Kerendahan hati. Yesus yang dalam rupa Allah tidak menganggap kesetaraan dengan Allah itu sebagai milik yang harus dipertahankan. Ia yang diliputi dengan kekudusan mau memandang kepada manusia yang hina dan berlumuran dosa. Mungkin banyak di antara kita yang hidup dengan kecukupan bahkan berlimpah, kalau butuh sesuatu tinggal nyebut. Tapi tahukah teman-teman kalau di luar sana masih banyak orang yang sangat miskin entah karena bencana alam maupun karena korban Pemutusan Hubungan Kerja. Bagi mereka jangankan untuk membeli sabun atau odol untuk makan normal 3 kali sehari saja mereka harus mengerahkan seluruh tenaga mereka. Kita butuh kerendahan hati untuk rela memandang dan ikut aktif turun menolong mereka, meskipun hal ini kan mengusik kenyamanan kita selama ini.

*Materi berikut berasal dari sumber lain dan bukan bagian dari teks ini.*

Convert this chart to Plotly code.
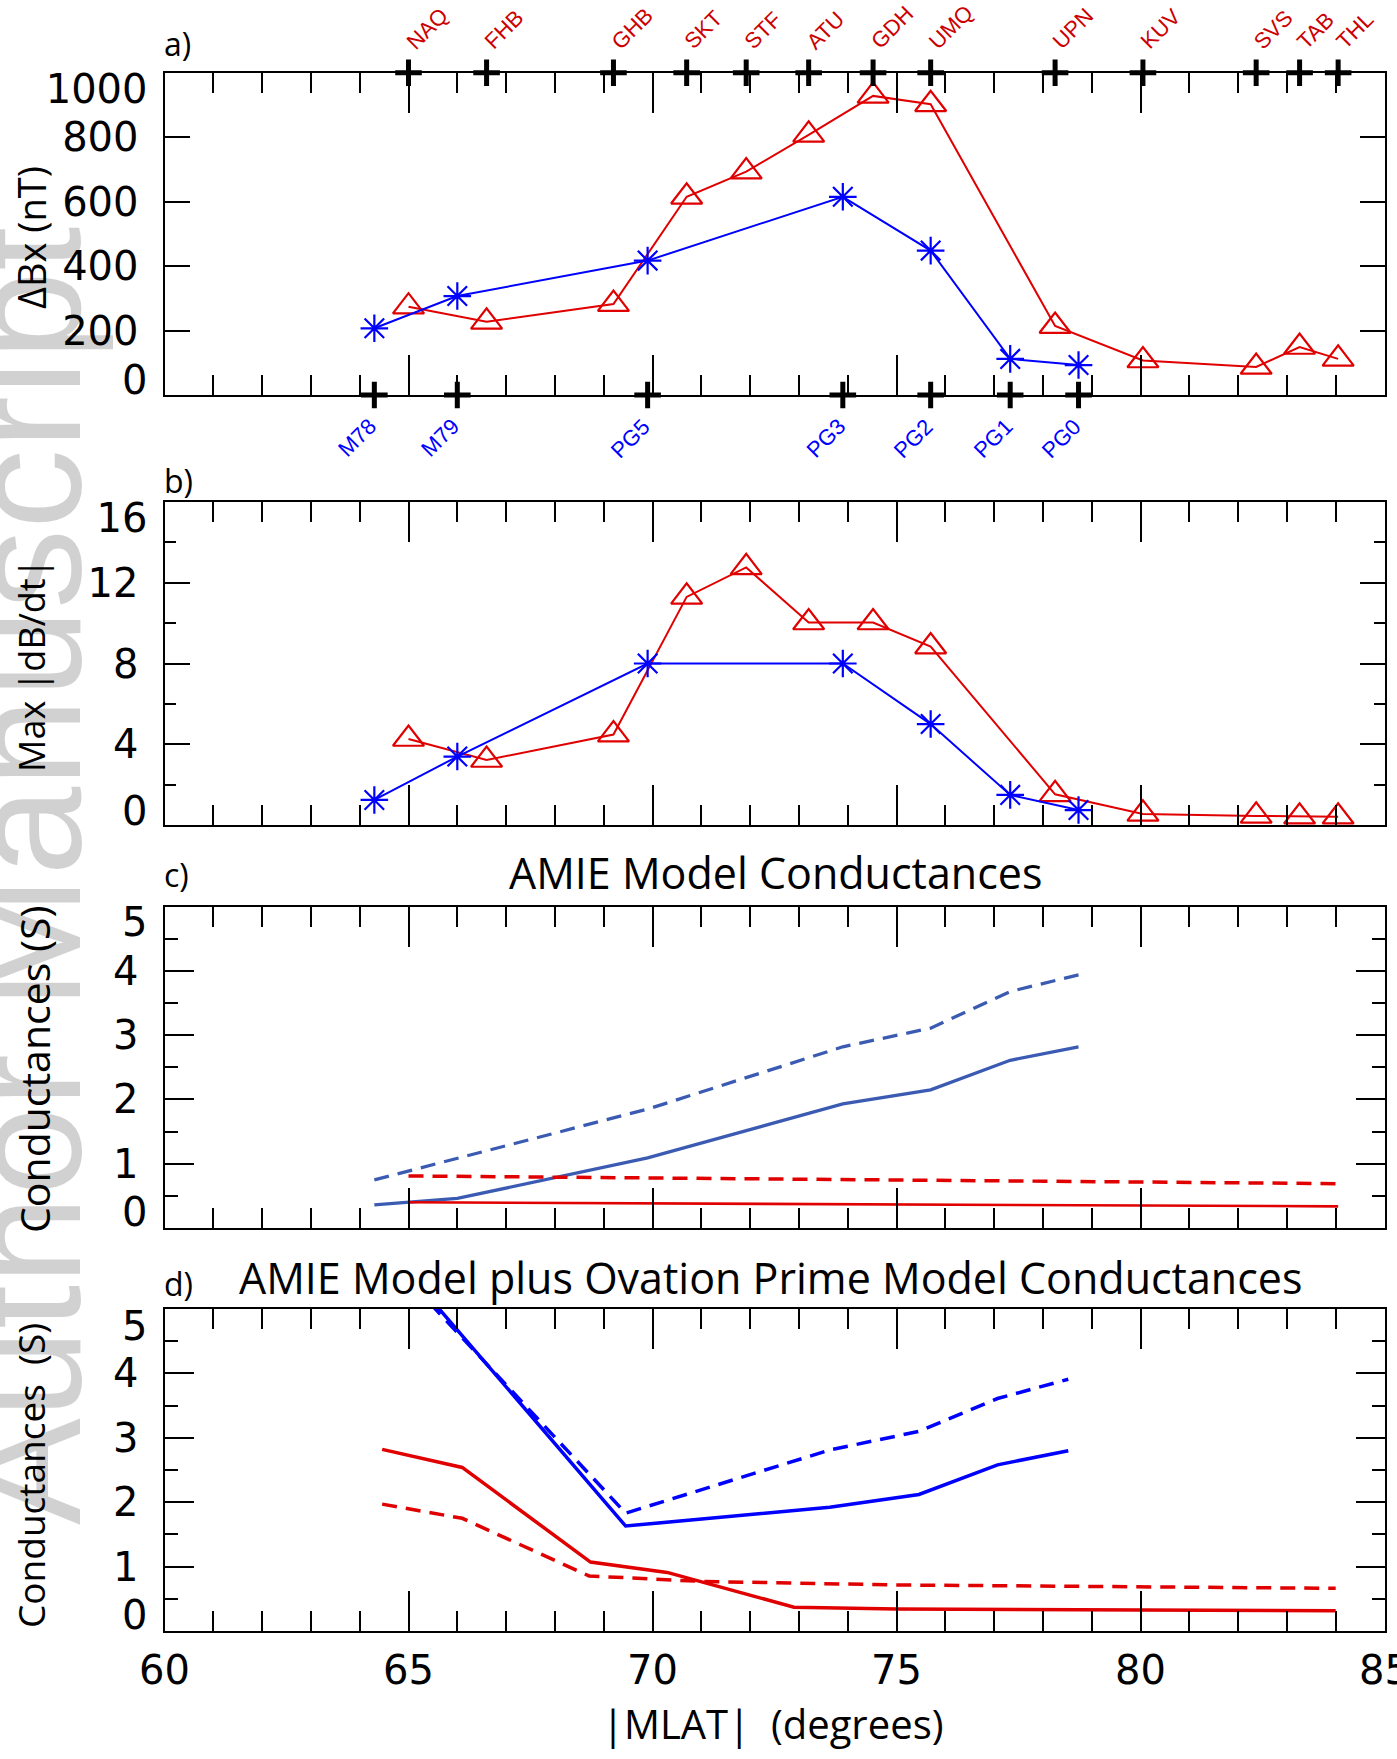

Rela berkorban. Yesus yang adalah Allah rela turun ke dalam dunia. Ini adalah sebuah pengorabanan dan penyangkalan diri yang sangat luar biasa. Ia adalah Pencipta tapi Ia rela menjadi ciptaan. Yang tidak terbatas kini harus terkungkung dalam tubuh yang lemah dan terbatas. Ia yang setiap waktu dipuji dan disembah oleh para malaikat di sorga sekarang harus siap menerima umpatan, caci maki dan hinaan dari manusia, makhluk yang dulu dibentuk-Nya dengan kasih dan kehati-hatian. Bangsa kita yang terus menerus dilanda teror dan musibah telah memakan korban jiwa yang tidak terhitung, belum lagi ditambah dengan krisis multidimensi (moral, keamanan, ekonomi, kepercayaan, dll) yang belum terselesaikan membutuhkan campur tangan kita semua. Pengorbanan diri kita untuk membagikan kelebihan kita kepada mereka yang kekurangan melalui badan-badan sosial atau gereja disertai dengan pengolahan yang benar, maupun sumbangan pikiran/ide sangat efektif menolong bangsa ini. Inisiatif kita untuk menanggalkan seluruh keberadaan yang kita banggakan dan turut terjun membagikan kasih kepada sesama merupakan salah satu cara kita belajar untuk menjadi semakin seperti Kristus.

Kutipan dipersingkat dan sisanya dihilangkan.